When Priti’s check-in call revealed that Mr. G had been declared bankrupt that morning, it was immediately clear that the situation had moved into entirely different territory. Lightside had not been instructed to handle the full debt resolution — Mr. G had been confident of settling within the eight-week window. But with a bankruptcy order now made against an FCA-registered sole trader, the consequences were potentially irreversible. Lightside took the case on in full.
A straightforward annulment would not be enough. For an FCA-registered individual, even an annulled bankruptcy remains on record for two years from the date of the order — long enough to trigger a regulatory notification and place his authorisation in jeopardy.

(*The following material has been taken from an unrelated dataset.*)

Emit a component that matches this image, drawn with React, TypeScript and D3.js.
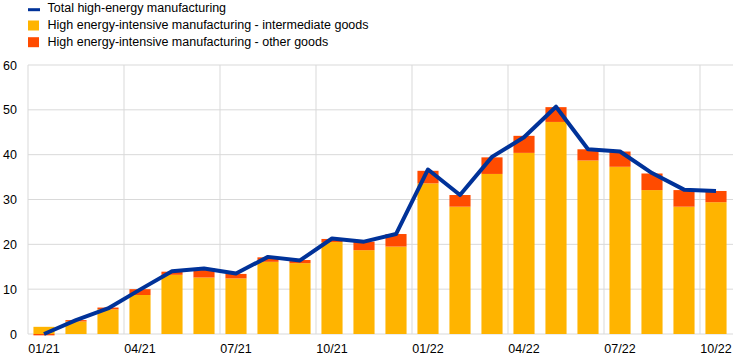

The only viable route was annulment on the grounds that the bankruptcy order should never have been made in the first place. That required demonstrating not merely that the debt could be paid, but that the petition itself was procedurally flawed. Lightside built a strategy around three workstreams: calculating and submitting all outstanding VAT returns to establish the accurate debt position; constructing the legal argument that the order was improperly made; and ring-fencing sufficient funds to settle at the point of annulment. Throughout, all communications and meetings were managed with complete discretion — Mr. G’s family remained unaware of the situation throughout.
HMRC contested the application and raised their demand significantly, from the original petition debt of £60,000 to £194,000. Lightside’s persistence prevailed. The bankruptcy was annulled on the grounds that it should never have been made — and because of that specific legal basis, Mr. G paid substantially less than HMRC’s elevated demand. The bankruptcy was removed from all records, his FCA registration was preserved, and he was able to continue trading without interruption. His home, his assets, and his thirty-year marriage were protected.